= What the task asks =
Pictures excluded, return the lines below from the first through the line holding "const highlightIndex=7;".

= Raw data =
#####
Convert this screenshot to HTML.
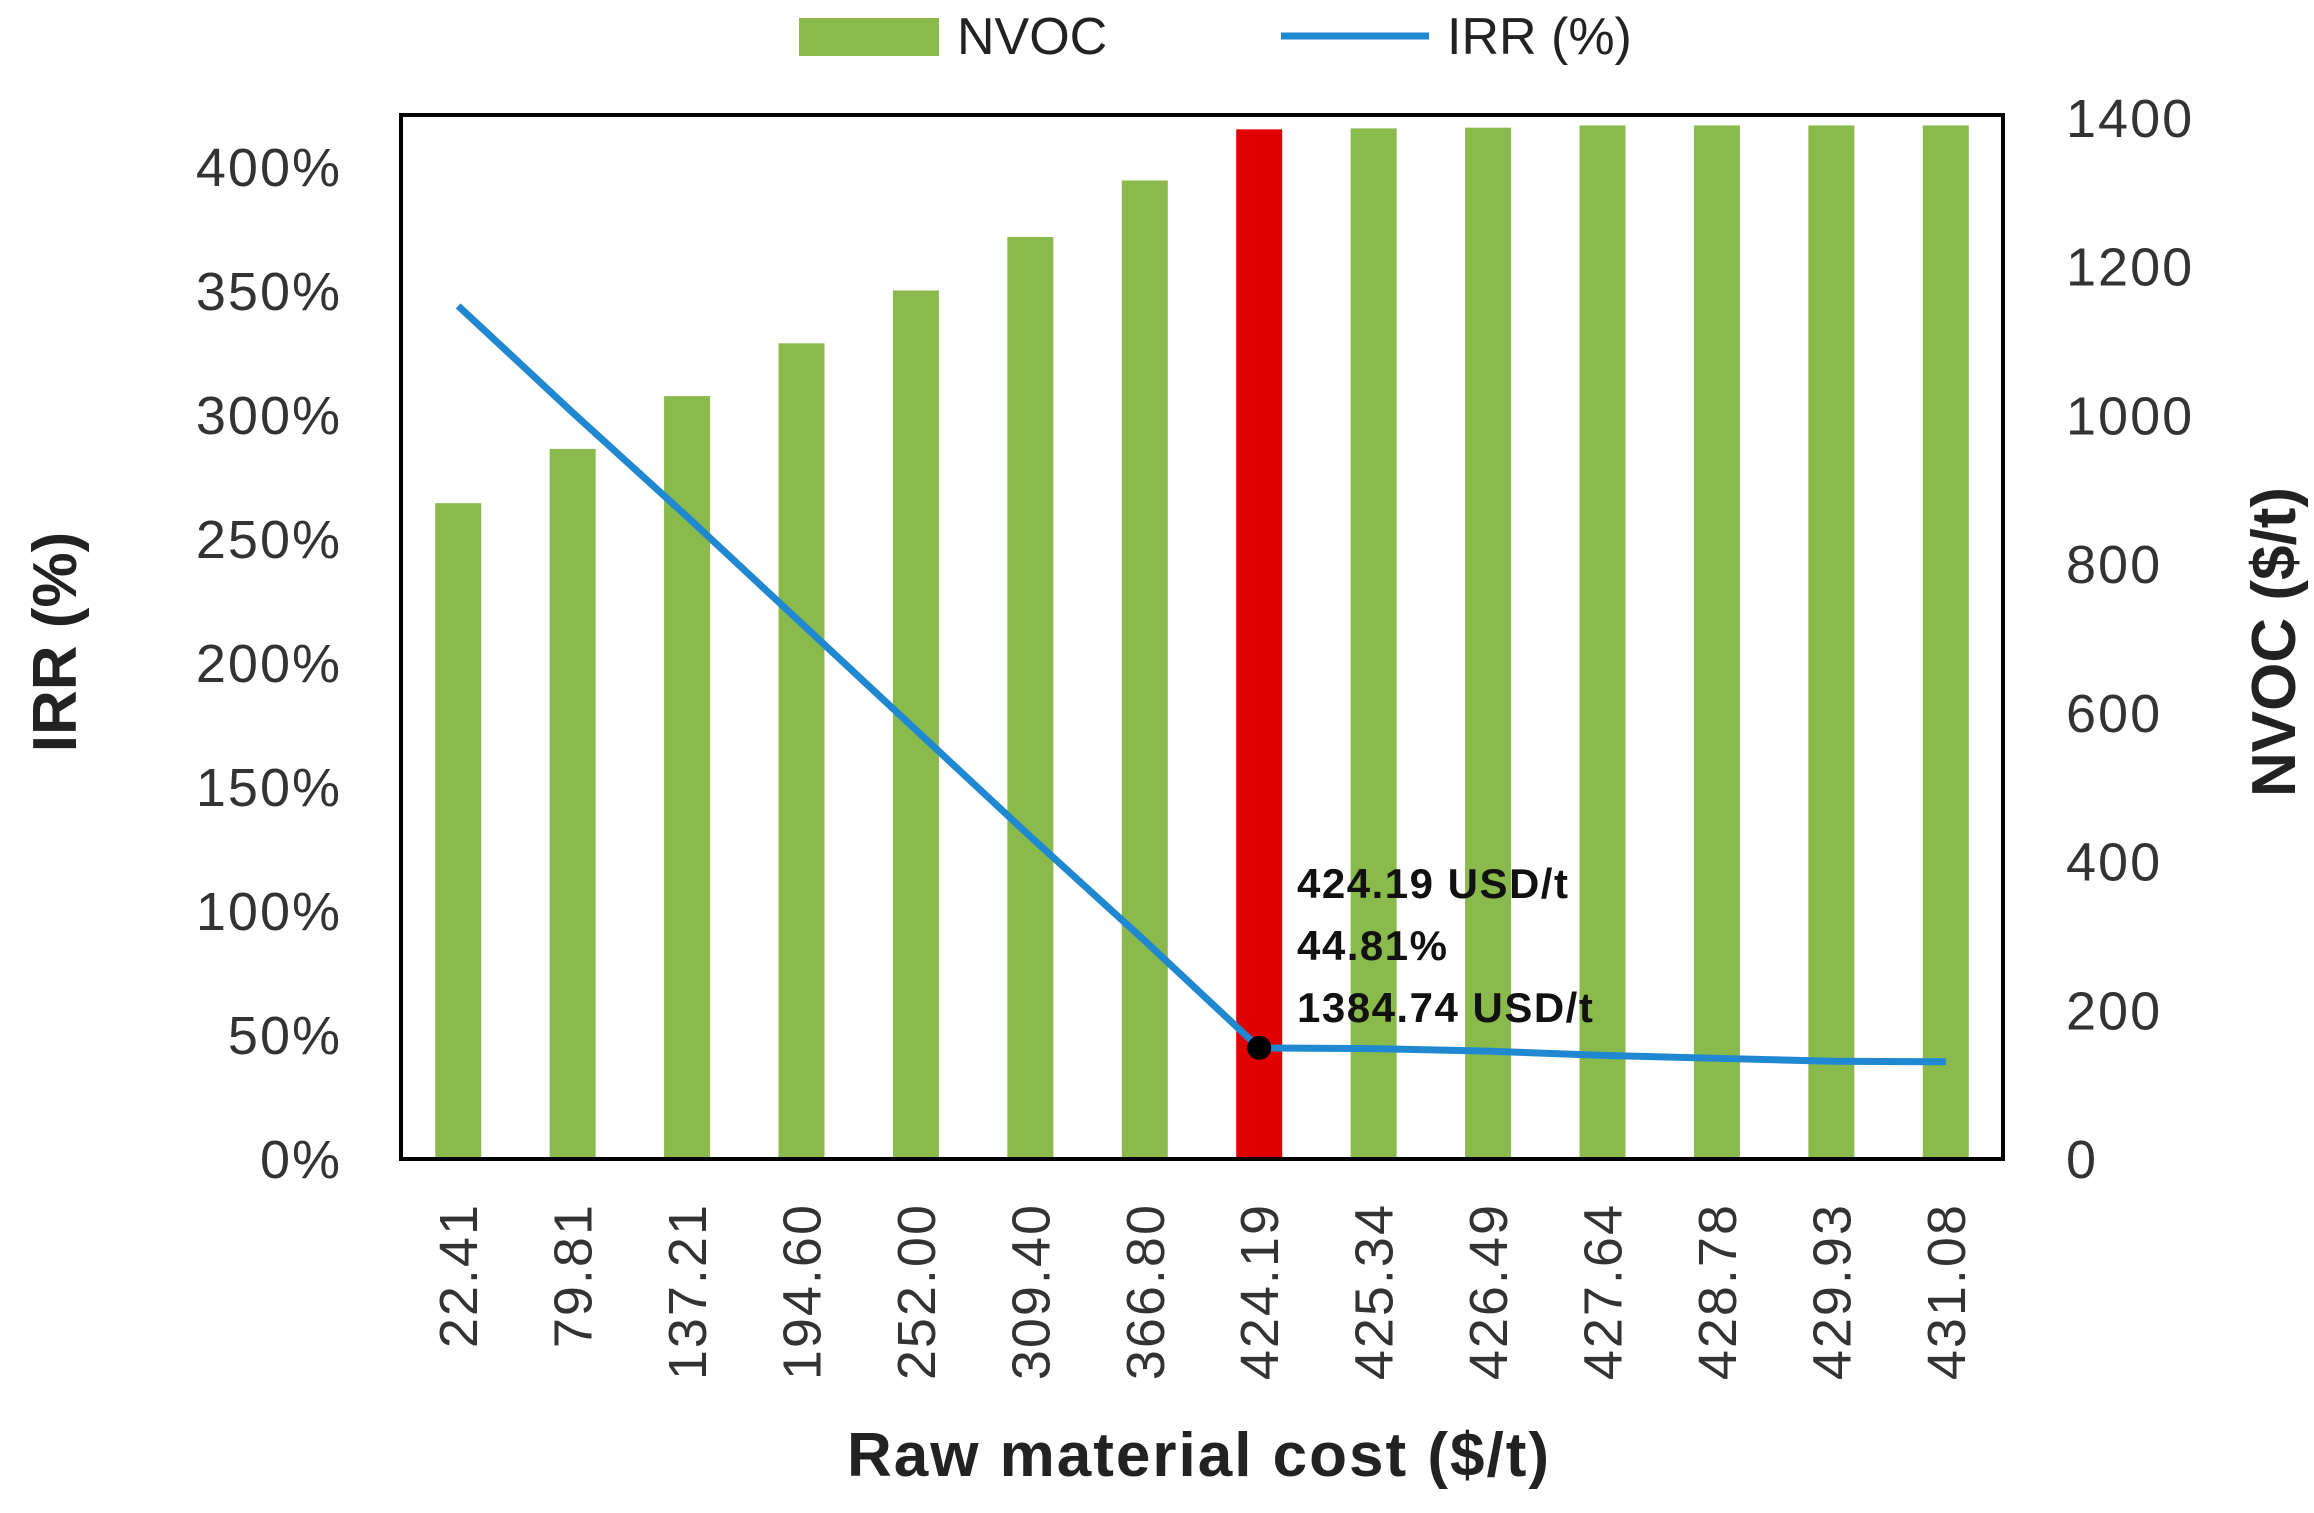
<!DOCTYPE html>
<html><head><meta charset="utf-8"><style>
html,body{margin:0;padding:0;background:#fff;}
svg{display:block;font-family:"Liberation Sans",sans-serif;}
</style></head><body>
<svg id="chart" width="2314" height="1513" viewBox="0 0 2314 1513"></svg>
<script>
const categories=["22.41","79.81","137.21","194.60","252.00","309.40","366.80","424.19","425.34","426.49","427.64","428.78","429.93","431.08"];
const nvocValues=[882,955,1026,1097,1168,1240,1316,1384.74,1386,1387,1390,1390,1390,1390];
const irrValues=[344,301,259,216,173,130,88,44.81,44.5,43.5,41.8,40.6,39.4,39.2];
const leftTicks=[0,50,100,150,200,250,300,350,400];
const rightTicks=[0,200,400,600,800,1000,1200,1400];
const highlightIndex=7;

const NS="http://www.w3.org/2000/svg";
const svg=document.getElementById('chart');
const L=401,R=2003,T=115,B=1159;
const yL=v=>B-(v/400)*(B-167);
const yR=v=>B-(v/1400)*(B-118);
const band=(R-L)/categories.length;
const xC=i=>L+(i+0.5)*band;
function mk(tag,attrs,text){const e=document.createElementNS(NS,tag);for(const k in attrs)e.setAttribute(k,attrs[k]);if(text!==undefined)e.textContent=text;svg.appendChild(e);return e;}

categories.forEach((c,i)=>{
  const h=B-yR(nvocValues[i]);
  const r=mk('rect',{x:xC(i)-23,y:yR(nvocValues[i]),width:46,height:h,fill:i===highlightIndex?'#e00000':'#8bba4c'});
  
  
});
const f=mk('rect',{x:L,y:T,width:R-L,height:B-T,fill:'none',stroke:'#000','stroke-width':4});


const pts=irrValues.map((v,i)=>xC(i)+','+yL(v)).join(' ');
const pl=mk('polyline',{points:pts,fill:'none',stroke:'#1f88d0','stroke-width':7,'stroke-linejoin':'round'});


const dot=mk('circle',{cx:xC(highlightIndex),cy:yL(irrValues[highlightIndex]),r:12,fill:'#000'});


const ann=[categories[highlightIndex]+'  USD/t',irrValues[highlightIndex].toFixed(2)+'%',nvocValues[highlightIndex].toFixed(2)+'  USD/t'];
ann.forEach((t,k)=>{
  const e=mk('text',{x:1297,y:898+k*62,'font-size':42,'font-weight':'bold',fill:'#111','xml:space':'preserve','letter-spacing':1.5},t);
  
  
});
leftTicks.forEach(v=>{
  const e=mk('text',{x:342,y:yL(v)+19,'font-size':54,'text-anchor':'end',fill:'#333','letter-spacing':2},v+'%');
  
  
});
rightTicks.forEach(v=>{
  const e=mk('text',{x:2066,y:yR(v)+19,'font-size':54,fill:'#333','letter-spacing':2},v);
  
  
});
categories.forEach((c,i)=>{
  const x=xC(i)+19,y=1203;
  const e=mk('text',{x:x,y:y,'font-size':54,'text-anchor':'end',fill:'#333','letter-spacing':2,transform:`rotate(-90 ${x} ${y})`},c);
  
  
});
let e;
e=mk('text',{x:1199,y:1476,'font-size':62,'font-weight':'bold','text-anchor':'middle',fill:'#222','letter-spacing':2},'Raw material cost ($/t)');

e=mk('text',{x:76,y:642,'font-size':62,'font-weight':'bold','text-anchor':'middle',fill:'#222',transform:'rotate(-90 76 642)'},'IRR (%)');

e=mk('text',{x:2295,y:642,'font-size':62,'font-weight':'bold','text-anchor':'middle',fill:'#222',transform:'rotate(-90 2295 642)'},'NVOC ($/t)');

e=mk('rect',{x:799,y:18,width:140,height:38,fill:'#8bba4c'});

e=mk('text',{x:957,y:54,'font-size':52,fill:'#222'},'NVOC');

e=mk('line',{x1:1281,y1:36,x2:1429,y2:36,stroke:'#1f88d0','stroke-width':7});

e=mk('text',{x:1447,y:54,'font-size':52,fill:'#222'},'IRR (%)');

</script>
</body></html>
#####
= Result for this task =
Convert this screenshot to HTML.
<!DOCTYPE html>
<html><head><meta charset="utf-8"><style>
html,body{margin:0;padding:0;background:#fff;}
svg{display:block;font-family:"Liberation Sans",sans-serif;}
</style></head><body>
<svg id="chart" width="2314" height="1513" viewBox="0 0 2314 1513"></svg>
<script>
const categories=["22.41","79.81","137.21","194.60","252.00","309.40","366.80","424.19","425.34","426.49","427.64","428.78","429.93","431.08"];
const nvocValues=[882,955,1026,1097,1168,1240,1316,1384.74,1386,1387,1390,1390,1390,1390];
const irrValues=[344,301,259,216,173,130,88,44.81,44.5,43.5,41.8,40.6,39.4,39.2];
const leftTicks=[0,50,100,150,200,250,300,350,400];
const rightTicks=[0,200,400,600,800,1000,1200,1400];
const highlightIndex=7;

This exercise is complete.